SUPPLIED INFORMATION
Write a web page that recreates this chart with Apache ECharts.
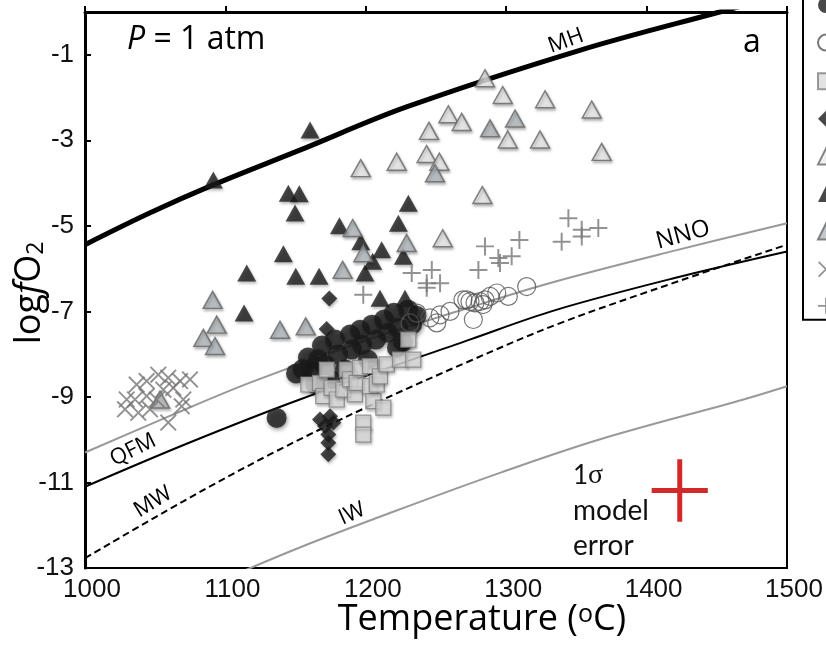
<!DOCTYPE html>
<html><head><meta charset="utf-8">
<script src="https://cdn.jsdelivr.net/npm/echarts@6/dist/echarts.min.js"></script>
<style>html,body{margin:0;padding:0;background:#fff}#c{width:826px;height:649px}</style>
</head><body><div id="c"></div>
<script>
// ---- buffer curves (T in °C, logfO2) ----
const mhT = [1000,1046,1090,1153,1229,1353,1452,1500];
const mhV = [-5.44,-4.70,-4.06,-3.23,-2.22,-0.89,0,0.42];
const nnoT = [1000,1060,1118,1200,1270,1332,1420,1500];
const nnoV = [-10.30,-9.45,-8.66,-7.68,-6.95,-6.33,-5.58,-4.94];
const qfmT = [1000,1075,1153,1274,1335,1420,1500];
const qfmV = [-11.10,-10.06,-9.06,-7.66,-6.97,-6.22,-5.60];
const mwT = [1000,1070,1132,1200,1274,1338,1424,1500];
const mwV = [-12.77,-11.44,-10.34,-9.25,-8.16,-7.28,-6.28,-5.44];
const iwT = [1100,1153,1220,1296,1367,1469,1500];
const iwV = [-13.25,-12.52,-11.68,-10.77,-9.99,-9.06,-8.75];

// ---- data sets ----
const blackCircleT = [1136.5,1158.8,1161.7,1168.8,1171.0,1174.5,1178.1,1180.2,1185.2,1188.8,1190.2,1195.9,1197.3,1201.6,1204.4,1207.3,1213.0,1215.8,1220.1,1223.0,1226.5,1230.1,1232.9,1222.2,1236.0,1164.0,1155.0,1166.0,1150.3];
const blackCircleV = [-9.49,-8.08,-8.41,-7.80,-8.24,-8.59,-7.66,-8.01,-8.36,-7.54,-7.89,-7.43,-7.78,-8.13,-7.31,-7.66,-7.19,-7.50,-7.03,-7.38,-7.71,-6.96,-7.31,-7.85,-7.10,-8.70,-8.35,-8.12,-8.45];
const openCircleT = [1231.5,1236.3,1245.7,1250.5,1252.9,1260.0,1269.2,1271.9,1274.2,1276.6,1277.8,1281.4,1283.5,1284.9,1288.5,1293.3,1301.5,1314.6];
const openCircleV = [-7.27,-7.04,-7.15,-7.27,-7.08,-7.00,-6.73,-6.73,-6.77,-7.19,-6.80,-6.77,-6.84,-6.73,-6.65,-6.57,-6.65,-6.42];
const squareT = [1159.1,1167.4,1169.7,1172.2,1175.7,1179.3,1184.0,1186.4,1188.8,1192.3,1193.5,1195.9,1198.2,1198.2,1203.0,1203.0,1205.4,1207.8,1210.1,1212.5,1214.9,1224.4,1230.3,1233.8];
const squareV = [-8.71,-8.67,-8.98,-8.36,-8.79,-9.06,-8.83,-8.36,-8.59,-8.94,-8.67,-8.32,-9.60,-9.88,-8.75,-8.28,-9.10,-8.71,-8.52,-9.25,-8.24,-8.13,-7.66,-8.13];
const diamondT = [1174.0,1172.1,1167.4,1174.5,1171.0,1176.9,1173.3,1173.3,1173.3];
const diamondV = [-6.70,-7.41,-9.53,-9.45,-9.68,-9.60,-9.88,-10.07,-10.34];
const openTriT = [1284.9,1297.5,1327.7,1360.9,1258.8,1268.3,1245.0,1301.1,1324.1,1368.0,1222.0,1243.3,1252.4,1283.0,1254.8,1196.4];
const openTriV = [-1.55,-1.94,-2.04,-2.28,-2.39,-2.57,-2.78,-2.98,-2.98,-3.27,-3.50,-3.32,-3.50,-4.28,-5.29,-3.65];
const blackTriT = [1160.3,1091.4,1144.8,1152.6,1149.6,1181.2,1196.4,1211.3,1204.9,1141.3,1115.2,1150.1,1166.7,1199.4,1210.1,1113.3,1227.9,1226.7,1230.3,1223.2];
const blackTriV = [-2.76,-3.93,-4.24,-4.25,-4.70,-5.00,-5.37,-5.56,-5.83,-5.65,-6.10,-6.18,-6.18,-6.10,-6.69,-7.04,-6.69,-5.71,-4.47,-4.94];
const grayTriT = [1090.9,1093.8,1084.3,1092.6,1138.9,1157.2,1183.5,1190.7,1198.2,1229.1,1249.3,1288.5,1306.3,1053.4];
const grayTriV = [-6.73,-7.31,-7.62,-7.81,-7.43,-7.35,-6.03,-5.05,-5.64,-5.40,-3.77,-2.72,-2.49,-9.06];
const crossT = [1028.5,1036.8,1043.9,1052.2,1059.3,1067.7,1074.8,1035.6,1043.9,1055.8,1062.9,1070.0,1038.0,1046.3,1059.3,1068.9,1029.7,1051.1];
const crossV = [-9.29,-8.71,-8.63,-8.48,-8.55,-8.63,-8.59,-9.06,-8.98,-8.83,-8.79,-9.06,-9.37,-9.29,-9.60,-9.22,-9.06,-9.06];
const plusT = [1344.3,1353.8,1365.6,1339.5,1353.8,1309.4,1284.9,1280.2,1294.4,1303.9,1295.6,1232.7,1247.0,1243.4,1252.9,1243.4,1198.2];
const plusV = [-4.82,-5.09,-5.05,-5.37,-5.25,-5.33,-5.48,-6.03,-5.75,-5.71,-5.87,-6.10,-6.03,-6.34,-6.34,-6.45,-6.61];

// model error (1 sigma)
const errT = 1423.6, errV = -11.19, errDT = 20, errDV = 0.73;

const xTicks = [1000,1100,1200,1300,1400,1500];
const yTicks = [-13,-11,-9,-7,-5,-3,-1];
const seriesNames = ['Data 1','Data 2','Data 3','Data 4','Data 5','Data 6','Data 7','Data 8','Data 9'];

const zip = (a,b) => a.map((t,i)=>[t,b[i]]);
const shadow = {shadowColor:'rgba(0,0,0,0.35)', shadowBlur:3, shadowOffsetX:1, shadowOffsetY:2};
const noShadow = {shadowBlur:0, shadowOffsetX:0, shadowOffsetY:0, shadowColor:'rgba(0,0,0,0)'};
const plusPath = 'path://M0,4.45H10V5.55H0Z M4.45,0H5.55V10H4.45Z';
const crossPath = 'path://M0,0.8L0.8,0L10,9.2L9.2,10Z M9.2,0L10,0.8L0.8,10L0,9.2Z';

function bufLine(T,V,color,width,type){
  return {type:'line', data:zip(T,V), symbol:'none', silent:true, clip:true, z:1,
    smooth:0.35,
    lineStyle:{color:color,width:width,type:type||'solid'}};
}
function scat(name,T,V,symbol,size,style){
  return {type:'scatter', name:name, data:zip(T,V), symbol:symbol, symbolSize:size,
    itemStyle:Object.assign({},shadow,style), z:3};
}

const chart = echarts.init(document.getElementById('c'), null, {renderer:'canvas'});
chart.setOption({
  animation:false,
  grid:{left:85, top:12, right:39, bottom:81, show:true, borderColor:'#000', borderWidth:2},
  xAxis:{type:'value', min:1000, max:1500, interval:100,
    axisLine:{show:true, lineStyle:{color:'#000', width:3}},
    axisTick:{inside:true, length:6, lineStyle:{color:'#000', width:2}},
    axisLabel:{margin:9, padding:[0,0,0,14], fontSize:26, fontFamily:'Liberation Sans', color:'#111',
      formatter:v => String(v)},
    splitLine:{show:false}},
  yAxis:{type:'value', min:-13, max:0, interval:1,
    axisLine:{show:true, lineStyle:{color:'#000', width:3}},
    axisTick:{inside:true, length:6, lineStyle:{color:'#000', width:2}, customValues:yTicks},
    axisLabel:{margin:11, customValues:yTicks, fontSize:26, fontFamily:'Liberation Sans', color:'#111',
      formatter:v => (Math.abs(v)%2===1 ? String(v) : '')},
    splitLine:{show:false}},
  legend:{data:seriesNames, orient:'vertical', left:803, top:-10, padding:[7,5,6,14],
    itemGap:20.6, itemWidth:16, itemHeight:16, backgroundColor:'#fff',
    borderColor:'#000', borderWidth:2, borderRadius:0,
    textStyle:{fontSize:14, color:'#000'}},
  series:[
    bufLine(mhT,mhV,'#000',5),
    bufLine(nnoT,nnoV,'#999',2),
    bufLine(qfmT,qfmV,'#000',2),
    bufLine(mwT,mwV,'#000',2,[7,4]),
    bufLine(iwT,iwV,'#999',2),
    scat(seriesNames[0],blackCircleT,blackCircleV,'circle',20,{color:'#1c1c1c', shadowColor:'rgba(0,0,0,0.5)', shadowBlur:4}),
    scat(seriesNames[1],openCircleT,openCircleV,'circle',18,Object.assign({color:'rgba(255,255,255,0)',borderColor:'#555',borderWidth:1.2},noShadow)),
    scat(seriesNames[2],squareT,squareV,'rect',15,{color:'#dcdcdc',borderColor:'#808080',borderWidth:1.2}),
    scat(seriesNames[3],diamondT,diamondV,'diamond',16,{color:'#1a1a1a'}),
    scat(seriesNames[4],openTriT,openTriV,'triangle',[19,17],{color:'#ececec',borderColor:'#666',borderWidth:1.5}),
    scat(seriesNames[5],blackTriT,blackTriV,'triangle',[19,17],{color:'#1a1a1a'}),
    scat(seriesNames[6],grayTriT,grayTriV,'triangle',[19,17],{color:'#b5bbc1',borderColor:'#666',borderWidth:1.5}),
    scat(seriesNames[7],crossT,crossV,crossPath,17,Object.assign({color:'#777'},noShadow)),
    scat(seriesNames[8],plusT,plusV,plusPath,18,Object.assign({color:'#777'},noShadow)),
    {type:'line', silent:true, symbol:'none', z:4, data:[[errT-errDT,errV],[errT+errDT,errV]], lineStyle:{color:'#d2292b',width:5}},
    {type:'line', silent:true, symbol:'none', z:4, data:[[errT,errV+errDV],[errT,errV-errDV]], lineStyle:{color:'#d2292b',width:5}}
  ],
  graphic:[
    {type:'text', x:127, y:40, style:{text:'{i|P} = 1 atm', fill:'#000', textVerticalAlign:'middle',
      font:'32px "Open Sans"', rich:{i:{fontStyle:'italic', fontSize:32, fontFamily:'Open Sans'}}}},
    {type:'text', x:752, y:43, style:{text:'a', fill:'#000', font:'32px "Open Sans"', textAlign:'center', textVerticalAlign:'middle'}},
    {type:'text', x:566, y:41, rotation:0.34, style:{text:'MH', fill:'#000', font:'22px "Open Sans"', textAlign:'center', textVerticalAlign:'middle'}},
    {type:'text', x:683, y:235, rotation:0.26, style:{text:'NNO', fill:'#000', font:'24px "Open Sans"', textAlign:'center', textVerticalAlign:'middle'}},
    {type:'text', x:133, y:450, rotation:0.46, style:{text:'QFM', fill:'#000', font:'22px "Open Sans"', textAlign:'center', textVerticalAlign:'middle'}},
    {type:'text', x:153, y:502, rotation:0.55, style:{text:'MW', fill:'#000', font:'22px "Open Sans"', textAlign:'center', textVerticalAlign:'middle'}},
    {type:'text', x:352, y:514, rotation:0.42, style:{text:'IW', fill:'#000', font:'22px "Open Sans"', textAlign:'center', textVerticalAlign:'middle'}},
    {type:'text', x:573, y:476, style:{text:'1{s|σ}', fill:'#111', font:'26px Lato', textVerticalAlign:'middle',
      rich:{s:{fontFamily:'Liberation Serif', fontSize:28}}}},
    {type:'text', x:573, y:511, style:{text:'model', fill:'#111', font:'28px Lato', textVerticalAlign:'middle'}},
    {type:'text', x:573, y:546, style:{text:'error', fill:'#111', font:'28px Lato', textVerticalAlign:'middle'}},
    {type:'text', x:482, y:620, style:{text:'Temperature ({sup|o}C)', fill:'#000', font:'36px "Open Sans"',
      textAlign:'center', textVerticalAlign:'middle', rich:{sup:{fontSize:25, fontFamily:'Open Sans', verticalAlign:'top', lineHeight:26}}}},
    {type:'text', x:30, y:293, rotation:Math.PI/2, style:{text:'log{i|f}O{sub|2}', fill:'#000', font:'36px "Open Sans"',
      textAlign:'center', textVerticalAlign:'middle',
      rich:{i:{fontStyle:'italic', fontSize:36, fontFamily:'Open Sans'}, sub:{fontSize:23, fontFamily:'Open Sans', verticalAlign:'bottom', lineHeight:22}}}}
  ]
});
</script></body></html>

PROBLEM STATEMENT
Make an exact copy of the lines from the top of the material through the line with "const iwV = [-13.25,-12.52,-11.68,-10.77,-9.99,-9.06,-8.75];", pictures excluded.

COMPLETE RESPONSE
Write a web page that recreates this chart with Apache ECharts.
<!DOCTYPE html>
<html><head><meta charset="utf-8">
<script src="https://cdn.jsdelivr.net/npm/echarts@6/dist/echarts.min.js"></script>
<style>html,body{margin:0;padding:0;background:#fff}#c{width:826px;height:649px}</style>
</head><body><div id="c"></div>
<script>
// ---- buffer curves (T in °C, logfO2) ----
const mhT = [1000,1046,1090,1153,1229,1353,1452,1500];
const mhV = [-5.44,-4.70,-4.06,-3.23,-2.22,-0.89,0,0.42];
const nnoT = [1000,1060,1118,1200,1270,1332,1420,1500];
const nnoV = [-10.30,-9.45,-8.66,-7.68,-6.95,-6.33,-5.58,-4.94];
const qfmT = [1000,1075,1153,1274,1335,1420,1500];
const qfmV = [-11.10,-10.06,-9.06,-7.66,-6.97,-6.22,-5.60];
const mwT = [1000,1070,1132,1200,1274,1338,1424,1500];
const mwV = [-12.77,-11.44,-10.34,-9.25,-8.16,-7.28,-6.28,-5.44];
const iwT = [1100,1153,1220,1296,1367,1469,1500];
const iwV = [-13.25,-12.52,-11.68,-10.77,-9.99,-9.06,-8.75];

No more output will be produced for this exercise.